MATERIAL SHOWN:

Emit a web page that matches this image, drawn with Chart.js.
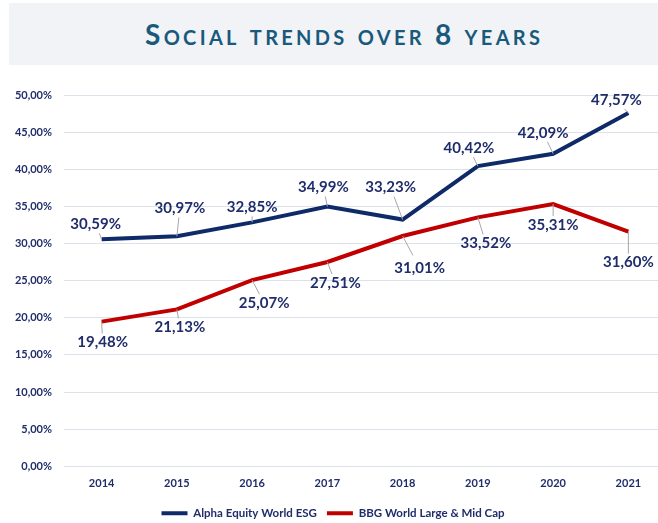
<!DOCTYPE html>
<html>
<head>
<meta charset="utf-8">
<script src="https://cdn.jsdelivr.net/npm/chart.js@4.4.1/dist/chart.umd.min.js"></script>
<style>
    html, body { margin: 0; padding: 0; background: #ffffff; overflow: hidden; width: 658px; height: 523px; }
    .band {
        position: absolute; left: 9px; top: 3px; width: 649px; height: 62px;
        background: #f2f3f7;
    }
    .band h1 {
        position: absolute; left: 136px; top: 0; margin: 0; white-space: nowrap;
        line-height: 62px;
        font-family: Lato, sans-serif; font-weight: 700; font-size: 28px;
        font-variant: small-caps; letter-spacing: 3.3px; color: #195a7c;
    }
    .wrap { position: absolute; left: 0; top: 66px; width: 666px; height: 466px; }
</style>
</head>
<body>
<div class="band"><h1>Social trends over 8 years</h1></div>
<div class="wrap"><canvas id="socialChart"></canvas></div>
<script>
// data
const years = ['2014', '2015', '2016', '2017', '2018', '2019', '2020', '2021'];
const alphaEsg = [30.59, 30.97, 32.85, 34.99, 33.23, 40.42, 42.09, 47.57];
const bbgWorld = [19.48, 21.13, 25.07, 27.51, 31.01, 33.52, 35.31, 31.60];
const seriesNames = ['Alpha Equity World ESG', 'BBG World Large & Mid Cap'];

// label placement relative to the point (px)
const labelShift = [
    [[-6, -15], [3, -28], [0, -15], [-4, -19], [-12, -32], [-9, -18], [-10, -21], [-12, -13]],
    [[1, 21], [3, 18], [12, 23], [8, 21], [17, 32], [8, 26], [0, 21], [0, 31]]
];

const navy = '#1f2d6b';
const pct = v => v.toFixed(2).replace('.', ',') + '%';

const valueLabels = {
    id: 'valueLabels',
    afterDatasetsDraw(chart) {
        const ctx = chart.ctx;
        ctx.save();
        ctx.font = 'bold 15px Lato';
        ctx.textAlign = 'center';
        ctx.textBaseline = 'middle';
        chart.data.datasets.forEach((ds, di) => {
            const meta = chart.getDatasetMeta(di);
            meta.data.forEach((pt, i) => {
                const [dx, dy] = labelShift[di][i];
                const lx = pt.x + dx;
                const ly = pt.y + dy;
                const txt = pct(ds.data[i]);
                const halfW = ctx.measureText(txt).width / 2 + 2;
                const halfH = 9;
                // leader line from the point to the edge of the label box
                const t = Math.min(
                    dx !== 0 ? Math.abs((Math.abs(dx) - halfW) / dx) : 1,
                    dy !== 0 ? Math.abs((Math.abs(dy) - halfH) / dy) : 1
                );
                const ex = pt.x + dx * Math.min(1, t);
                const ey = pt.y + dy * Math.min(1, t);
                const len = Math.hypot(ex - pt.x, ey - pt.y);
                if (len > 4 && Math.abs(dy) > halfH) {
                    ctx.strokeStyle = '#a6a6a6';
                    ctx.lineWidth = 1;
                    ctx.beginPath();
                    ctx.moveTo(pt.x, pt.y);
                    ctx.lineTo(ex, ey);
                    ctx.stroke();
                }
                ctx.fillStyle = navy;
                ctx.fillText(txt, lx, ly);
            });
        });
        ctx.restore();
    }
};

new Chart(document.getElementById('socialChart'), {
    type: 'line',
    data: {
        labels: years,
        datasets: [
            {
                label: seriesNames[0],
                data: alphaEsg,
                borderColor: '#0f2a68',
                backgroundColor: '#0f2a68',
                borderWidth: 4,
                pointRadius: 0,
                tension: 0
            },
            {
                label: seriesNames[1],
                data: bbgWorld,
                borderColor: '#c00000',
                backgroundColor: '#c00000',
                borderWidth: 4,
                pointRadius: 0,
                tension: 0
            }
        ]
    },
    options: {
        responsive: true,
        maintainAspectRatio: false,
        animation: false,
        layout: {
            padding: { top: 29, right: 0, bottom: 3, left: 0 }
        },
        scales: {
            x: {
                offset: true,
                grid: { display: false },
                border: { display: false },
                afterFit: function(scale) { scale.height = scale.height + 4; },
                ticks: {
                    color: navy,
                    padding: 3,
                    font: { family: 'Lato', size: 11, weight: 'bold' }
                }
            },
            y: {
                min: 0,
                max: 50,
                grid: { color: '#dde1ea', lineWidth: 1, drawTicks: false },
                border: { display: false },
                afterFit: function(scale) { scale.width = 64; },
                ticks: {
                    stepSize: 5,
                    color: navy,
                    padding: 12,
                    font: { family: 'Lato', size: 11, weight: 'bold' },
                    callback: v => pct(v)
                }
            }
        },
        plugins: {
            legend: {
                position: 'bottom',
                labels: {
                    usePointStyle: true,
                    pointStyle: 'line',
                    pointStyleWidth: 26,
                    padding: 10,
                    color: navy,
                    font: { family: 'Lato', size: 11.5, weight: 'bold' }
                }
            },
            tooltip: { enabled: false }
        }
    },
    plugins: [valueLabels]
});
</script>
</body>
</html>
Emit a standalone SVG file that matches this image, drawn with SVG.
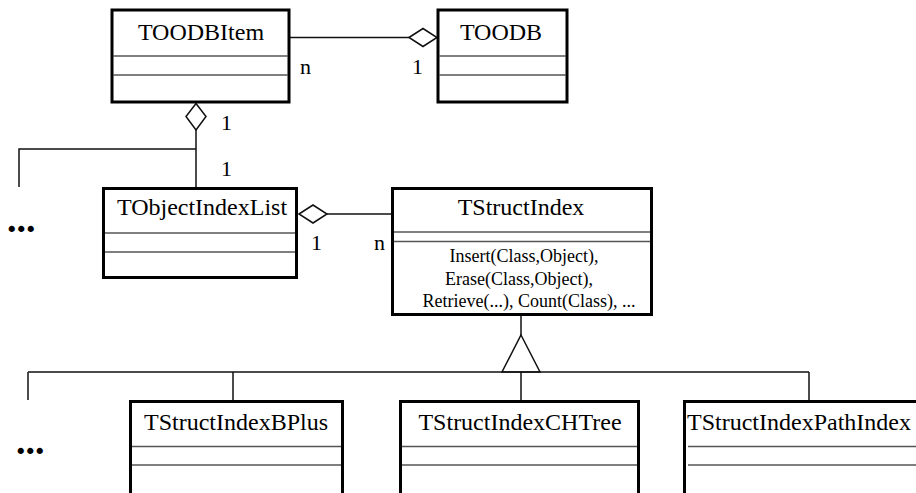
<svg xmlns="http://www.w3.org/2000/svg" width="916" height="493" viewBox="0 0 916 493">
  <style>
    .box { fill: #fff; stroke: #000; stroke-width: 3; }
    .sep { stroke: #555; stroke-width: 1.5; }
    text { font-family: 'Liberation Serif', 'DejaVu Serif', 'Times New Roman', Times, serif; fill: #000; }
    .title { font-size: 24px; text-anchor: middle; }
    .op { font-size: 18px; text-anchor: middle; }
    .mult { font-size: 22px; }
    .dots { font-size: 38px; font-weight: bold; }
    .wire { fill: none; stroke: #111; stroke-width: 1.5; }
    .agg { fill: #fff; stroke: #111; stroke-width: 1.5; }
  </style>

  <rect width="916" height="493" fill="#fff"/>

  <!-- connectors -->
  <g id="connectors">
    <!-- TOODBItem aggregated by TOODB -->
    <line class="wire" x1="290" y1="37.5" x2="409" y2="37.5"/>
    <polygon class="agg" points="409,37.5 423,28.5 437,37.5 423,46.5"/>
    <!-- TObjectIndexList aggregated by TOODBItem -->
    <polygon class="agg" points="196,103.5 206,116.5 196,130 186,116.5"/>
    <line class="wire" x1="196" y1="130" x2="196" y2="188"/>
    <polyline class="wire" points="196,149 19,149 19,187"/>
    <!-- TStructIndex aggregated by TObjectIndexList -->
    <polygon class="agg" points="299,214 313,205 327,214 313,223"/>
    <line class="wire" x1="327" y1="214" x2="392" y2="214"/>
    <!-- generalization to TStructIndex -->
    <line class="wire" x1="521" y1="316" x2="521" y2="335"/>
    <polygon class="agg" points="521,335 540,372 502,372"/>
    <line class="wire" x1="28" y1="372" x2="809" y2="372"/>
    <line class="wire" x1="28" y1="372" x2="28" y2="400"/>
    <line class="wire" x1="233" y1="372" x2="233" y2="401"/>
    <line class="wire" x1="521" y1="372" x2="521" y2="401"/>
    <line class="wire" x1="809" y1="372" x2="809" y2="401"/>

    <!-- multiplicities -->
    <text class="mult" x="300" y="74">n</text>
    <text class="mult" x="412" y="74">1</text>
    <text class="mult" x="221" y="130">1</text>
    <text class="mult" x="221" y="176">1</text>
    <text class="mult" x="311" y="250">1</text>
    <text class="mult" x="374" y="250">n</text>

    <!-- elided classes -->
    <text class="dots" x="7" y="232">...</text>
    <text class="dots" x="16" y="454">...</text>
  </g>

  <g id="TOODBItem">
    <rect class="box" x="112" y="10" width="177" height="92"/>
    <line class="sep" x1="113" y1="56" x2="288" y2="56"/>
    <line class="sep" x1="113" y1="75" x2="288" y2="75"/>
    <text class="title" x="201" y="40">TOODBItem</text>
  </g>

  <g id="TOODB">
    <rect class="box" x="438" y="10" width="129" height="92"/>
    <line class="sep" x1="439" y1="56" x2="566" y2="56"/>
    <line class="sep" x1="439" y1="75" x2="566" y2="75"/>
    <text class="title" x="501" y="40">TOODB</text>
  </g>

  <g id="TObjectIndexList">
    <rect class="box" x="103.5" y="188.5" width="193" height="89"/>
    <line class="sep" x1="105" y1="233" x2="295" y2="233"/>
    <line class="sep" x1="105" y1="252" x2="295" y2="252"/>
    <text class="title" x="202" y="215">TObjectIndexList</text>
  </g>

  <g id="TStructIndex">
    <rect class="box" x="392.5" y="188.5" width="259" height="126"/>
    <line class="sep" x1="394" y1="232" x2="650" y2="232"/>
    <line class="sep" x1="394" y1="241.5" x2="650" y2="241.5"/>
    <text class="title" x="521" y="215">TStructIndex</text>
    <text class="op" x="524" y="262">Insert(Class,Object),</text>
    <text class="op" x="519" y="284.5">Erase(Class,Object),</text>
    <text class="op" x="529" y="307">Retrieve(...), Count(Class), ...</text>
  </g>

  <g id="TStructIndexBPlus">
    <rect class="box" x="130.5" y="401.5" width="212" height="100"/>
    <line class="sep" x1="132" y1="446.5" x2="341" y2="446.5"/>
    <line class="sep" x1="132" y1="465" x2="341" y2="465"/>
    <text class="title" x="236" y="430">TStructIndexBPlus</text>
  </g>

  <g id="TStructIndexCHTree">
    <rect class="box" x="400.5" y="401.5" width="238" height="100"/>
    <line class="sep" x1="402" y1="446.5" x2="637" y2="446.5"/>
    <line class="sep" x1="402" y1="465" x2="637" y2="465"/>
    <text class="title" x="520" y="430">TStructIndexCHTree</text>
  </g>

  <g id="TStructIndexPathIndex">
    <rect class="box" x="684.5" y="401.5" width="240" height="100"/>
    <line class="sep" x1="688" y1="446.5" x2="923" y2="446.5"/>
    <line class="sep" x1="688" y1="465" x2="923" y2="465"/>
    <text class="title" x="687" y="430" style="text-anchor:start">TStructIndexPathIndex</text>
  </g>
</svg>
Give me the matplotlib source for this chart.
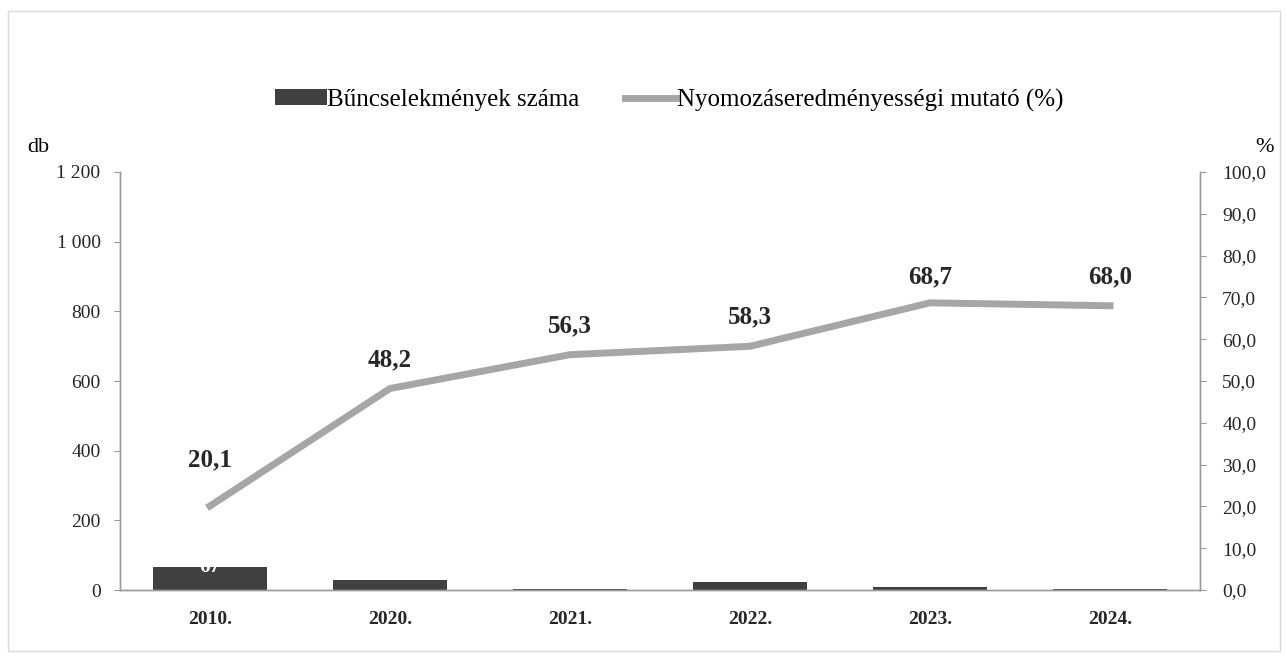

PROBLEM STATEMENT: Without the pictures, please reproduce each line of the listing above exactly, from the first one through the line bearing "const seriesNames = ['Alpha".

SOLUTION TO THIS PROBLEM:
Emit a web page that matches this image, drawn with Chart.js.
<!DOCTYPE html>
<html>
<head>
<meta charset="utf-8">
<script src="https://cdn.jsdelivr.net/npm/chart.js@4.4.1/dist/chart.umd.min.js"></script>
<style>
    html, body { margin: 0; padding: 0; background: #ffffff; overflow: hidden; width: 658px; height: 523px; }
    .band {
        position: absolute; left: 9px; top: 3px; width: 649px; height: 62px;
        background: #f2f3f7;
    }
    .band h1 {
        position: absolute; left: 136px; top: 0; margin: 0; white-space: nowrap;
        line-height: 62px;
        font-family: Lato, sans-serif; font-weight: 700; font-size: 28px;
        font-variant: small-caps; letter-spacing: 3.3px; color: #195a7c;
    }
    .wrap { position: absolute; left: 0; top: 66px; width: 666px; height: 466px; }
</style>
</head>
<body>
<div class="band"><h1>Social trends over 8 years</h1></div>
<div class="wrap"><canvas id="socialChart"></canvas></div>
<script>
// data
const years = ['2014', '2015', '2016', '2017', '2018', '2019', '2020', '2021'];
const alphaEsg = [30.59, 30.97, 32.85, 34.99, 33.23, 40.42, 42.09, 47.57];
const bbgWorld = [19.48, 21.13, 25.07, 27.51, 31.01, 33.52, 35.31, 31.60];
const seriesNames = ['Alpha Equity World ESG', 'BBG World Large & Mid Cap'];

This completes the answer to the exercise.